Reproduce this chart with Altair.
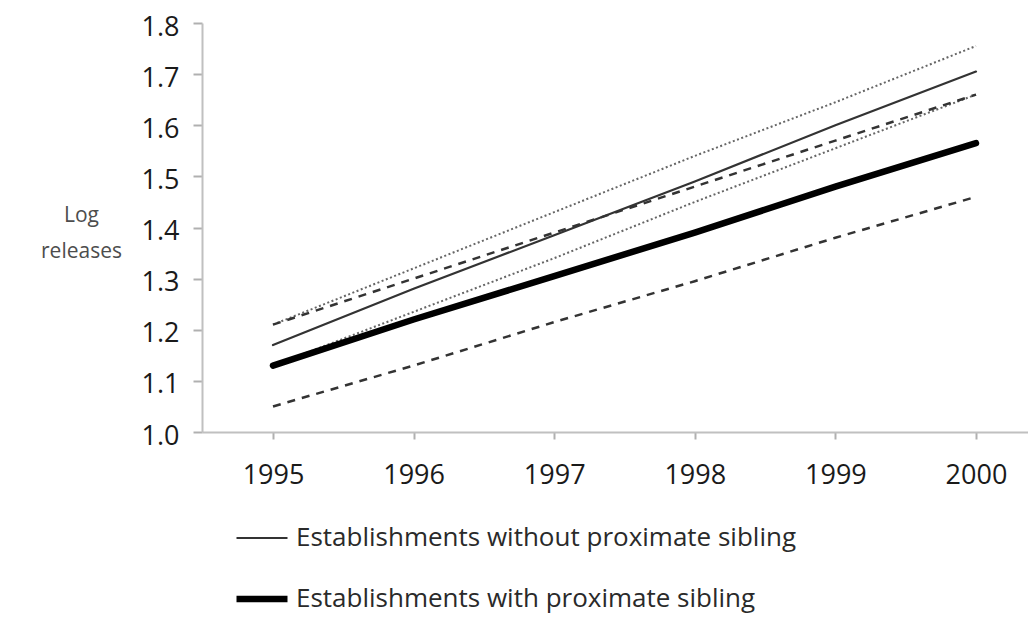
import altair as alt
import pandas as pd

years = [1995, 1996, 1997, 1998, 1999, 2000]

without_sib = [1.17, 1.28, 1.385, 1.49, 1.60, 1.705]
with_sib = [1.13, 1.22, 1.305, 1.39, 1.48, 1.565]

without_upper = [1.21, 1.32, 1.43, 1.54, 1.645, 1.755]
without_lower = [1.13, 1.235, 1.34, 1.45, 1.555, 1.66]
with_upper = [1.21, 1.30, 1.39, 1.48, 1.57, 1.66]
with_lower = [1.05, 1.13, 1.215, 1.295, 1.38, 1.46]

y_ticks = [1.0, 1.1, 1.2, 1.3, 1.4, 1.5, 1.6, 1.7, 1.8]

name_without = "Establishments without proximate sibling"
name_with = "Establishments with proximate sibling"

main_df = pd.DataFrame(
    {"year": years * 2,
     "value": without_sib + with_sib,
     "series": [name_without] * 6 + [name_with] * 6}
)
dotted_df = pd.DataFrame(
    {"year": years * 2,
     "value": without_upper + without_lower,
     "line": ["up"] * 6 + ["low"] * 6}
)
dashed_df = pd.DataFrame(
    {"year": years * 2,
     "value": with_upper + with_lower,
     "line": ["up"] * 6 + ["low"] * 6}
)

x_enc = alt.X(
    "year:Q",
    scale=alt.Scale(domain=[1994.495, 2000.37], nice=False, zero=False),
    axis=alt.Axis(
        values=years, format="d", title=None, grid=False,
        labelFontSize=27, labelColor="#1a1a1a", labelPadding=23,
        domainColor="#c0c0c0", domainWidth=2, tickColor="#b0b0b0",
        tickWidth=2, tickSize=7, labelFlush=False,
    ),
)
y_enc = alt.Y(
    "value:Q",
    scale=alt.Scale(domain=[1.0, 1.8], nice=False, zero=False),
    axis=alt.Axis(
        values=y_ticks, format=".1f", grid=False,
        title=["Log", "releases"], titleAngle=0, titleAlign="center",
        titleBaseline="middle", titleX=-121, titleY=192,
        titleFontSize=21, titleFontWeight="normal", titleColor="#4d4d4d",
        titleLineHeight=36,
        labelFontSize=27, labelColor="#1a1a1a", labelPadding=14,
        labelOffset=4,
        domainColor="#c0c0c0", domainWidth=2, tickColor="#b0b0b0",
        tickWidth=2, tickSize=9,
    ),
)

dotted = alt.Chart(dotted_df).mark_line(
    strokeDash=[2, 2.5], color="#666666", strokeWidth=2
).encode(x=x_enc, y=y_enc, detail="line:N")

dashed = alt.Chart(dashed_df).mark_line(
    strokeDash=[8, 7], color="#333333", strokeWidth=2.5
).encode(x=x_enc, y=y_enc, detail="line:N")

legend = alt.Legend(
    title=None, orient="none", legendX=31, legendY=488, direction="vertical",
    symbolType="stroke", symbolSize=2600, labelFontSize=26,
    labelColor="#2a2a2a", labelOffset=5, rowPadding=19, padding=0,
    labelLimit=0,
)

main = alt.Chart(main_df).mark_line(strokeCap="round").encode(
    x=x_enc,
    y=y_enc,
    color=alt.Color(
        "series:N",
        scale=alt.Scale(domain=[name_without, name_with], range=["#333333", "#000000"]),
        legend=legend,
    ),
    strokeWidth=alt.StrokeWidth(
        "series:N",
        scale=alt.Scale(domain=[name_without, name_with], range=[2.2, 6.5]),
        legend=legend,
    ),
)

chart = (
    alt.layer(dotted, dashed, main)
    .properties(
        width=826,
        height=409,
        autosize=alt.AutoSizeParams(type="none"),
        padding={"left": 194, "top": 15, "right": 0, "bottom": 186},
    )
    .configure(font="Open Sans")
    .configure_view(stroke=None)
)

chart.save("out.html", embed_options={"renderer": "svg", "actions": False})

▸ WHAT IS NEEDED
Omitting all pictures, restate exactly the lines of the material from its start through the line that contains "with_sib = [1.13, 1.22, 1.305, 1.39, 1.48, 1.565]".

▸ WRITTEN ANSWER
Reproduce this chart with Altair.
import altair as alt
import pandas as pd

years = [1995, 1996, 1997, 1998, 1999, 2000]

without_sib = [1.17, 1.28, 1.385, 1.49, 1.60, 1.705]
with_sib = [1.13, 1.22, 1.305, 1.39, 1.48, 1.565]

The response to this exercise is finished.